The HPP requires high-stringency mass spec or antibody data before counting a protein as identified for the purposes of the effort. But, noted Shoba Ranganathan, professor of bioinformatics at Macquaries and senior author on the Nature Communications paper, these are of course not the only ways to establish information about a protein.
"There are, for instance, old-fashioned biochemical methods that never seem to be picked up [in the HPP efforts], so we thought, let's cast our net and figure out if there are scientists with experimental data where they have, for instance, isolated the protein, separated it on a gel, or even [generated evidence using] interaction studies," she said. "Anything that tells us, hey, this protein is there and it has a function."
Baker said that his team's analysis found potentially useful biological information on around 2,900 of the 3,500 or so outstanding proteins. And such information will likely be necessary to pin down a number of these remaining molecules, many of which are expressed either in very small quantities or under highly specific conditions.
He noted the example of olfactory receptor proteins, a class of protein that has stymied proteomics researchers for years. According to the Nature Communications paper, of the 411 olfactory receptors, just two are considered detected according to the 2016 release of the protein database NextProt, and neither of these have been identified sufficiently to qualify as "found" under the HPP criteria.

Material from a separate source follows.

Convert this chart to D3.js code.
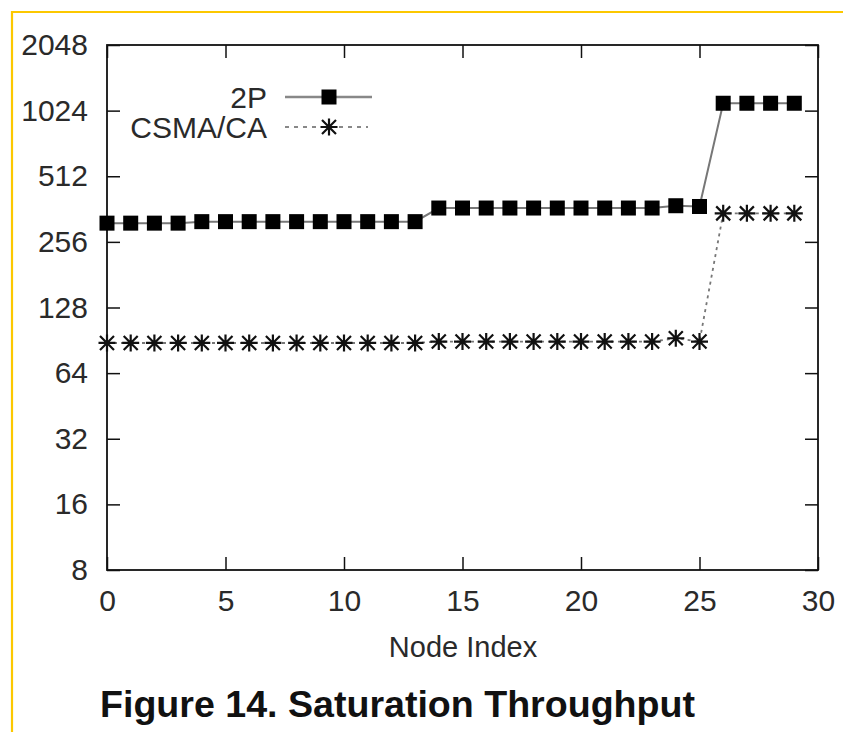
<!DOCTYPE html>
<html>
<head>
<meta charset="utf-8">
<script src="https://cdn.jsdelivr.net/npm/d3@7"></script>
<style>
  html, body { margin: 0; padding: 0; background: #fff; }
  svg { display: block; }
</style>
</head>
<body>
<svg id="chart" width="843" height="732"></svg>
<script>
// ---- data ----
const nodes = d3.range(0, 30);
const series2P = [312, 312, 312, 312, 317, 317, 317, 317, 317, 317, 317, 317, 317, 317,
                  366, 366, 366, 366, 366, 366, 366, 366, 366, 366, 375, 372,
                  1107, 1107, 1107, 1107];
const seriesCSMA = [88, 88, 88, 88, 88, 88, 88, 88, 88, 88, 88, 88, 88, 88,
                    89.3, 89.3, 89.3, 89.3, 89.3, 89.3, 89.3, 89.3, 89.3, 89.3, 92.5, 89.3,
                    346, 346, 346, 346];
const seriesNames = ["2P", "CSMA/CA"];
const yTicks = [8, 16, 32, 64, 128, 256, 512, 1024, 2048];
const xTicks = [0, 5, 10, 15, 20, 25, 30];
const xTitle = "Node Index";
const caption = "Figure 14. Saturation Throughput";

// ---- layout ----
const svg = d3.select("#chart");
const L = 107, R = 818, T = 45, B = 570;
const font = "Liberation Sans, Arial, Helvetica, sans-serif";

const x = d3.scaleLinear().domain([0, 30]).range([L, R]);
const y = d3.scaleLog().base(2).domain([8, 2048]).range([B, T]);

// yellow border
svg.append("path")
  .attr("d", `M12,732 L12,12 L843,12`)
  .attr("fill", "none").attr("stroke", "#fcc800").attr("stroke-width", 2.2);

// axes
function styleAxis(g) {
  g.select(".domain").remove();
  g.selectAll("line").attr("stroke", "#111").attr("stroke-width", 1.5);
  g.selectAll("text").attr("font-family", font).attr("font-size", 30).attr("fill", "#2a2a2a");
}
svg.append("g").attr("transform", `translate(${L},0)`)
  .call(d3.axisLeft(y).tickValues(yTicks).tickFormat(d3.format("d")).tickSize(-13).tickSizeOuter(0).tickPadding(19))
  .call(styleAxis);
svg.append("g").attr("transform", `translate(${R},0)`)
  .call(d3.axisRight(y).tickValues(yTicks).tickFormat("").tickSize(-13).tickSizeOuter(0))
  .call(styleAxis);
svg.append("g").attr("transform", `translate(0,${B})`)
  .call(d3.axisBottom(x).tickValues(xTicks).tickFormat(d3.format("d")).tickSize(-13).tickSizeOuter(0).tickPadding(20))
  .call(styleAxis);
svg.append("g").attr("transform", `translate(0,${T})`)
  .call(d3.axisTop(x).tickValues(xTicks).tickFormat("").tickSize(-13).tickSizeOuter(0))
  .call(styleAxis);

// frame
svg.append("rect").attr("x", L).attr("y", T).attr("width", R - L).attr("height", B - T)
  .attr("fill", "none").attr("stroke", "#111").attr("stroke-width", 1.8);

// lines
const line = d3.line().x((d, i) => x(nodes[i])).y(d => y(d));
svg.append("path").datum(series2P).attr("d", line)
  .attr("fill", "none").attr("stroke", "#777").attr("stroke-width", 2);
svg.append("path").datum(seriesCSMA).attr("d", line)
  .attr("fill", "none").attr("stroke", "#777").attr("stroke-width", 1.8).attr("stroke-dasharray", "3,4");

// markers
const sq = 15;
function square(g, cx, cy) {
  g.append("rect").attr("x", cx - sq / 2).attr("y", cy - sq / 2).attr("width", sq).attr("height", sq).attr("fill", "#000");
}
function star(g, cx, cy) {
  const r = 8.5, d = 7;
  const p = `M${cx - r},${cy}L${cx + r},${cy}M${cx},${cy - r}L${cx},${cy + r}` +
            `M${cx - d},${cy - d}L${cx + d},${cy + d}M${cx - d},${cy + d}L${cx + d},${cy - d}`;
  g.append("path").attr("d", p).attr("stroke", "#111").attr("stroke-width", 2.2).attr("fill", "none");
}
const mk = svg.append("g");
series2P.forEach((v, i) => square(mk, x(nodes[i]), y(v)));
seriesCSMA.forEach((v, i) => star(mk, x(nodes[i]), y(v)));

// legend
const lg = svg.append("g");
const legY = [97, 127];
seriesNames.forEach((n, i) => {
  lg.append("text").attr("x", 267).attr("y", legY[i]).attr("dy", "0.35em")
    .attr("text-anchor", "end").attr("font-family", font).attr("font-size", 30).attr("fill", "#2a2a2a").text(n);
});
lg.append("line").attr("x1", 285).attr("x2", 372).attr("y1", legY[0]).attr("y2", legY[0])
  .attr("stroke", "#888").attr("stroke-width", 2.5);
square(lg, 329, legY[0]);
lg.append("line").attr("x1", 285).attr("x2", 368).attr("y1", legY[1]).attr("y2", legY[1])
  .attr("stroke", "#888").attr("stroke-width", 2).attr("stroke-dasharray", "4,5");
star(lg, 329, legY[1]);

// axis title
svg.append("text").attr("x", 463).attr("y", 657).attr("text-anchor", "middle")
  .attr("font-family", font).attr("font-size", 29).attr("fill", "#2a2a2a").text(xTitle);

// caption
svg.append("text").attr("x", 100).attr("y", 717)
  .attr("font-family", font).attr("font-size", 36).attr("font-weight", "bold").attr("fill", "#111")
  .attr("textLength", 595).attr("lengthAdjust", "spacingAndGlyphs").text(caption);
</script>
</body>
</html>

Baker noted that a look at the biology underlying expression of these receptors provides some insight into why they've been so difficult to find.
"We tried to get pathologists who could give us olfactory sensory neurons and things like that," he said. "But when we learned a bit more about the biology of it by opening up to other sources of data we found that of the 400 or so olfactory receptor proteins, the vast majority are switched off. Cells focus on a particular type of molecule they want to capture and detect, and so you can almost train your brain to produce those receptors by being exposed to particular smells."
In other words, to detect a particular olfactory receptor, researchers not only need to collect samples of the specific cells expressing these proteins, but samples from people who have been exposed to the smells that would trigger their expression.
Given such challenges, it's understandable why Ranganathan said an analysis of the HPP's progress suggests the group will need another 10 to 40 years to identify the complete human proteome.
Baker said, however, that he believes increased use of outside biological knowledge could speed the process significantly. "Our hope is that we can cut that time in half," he said.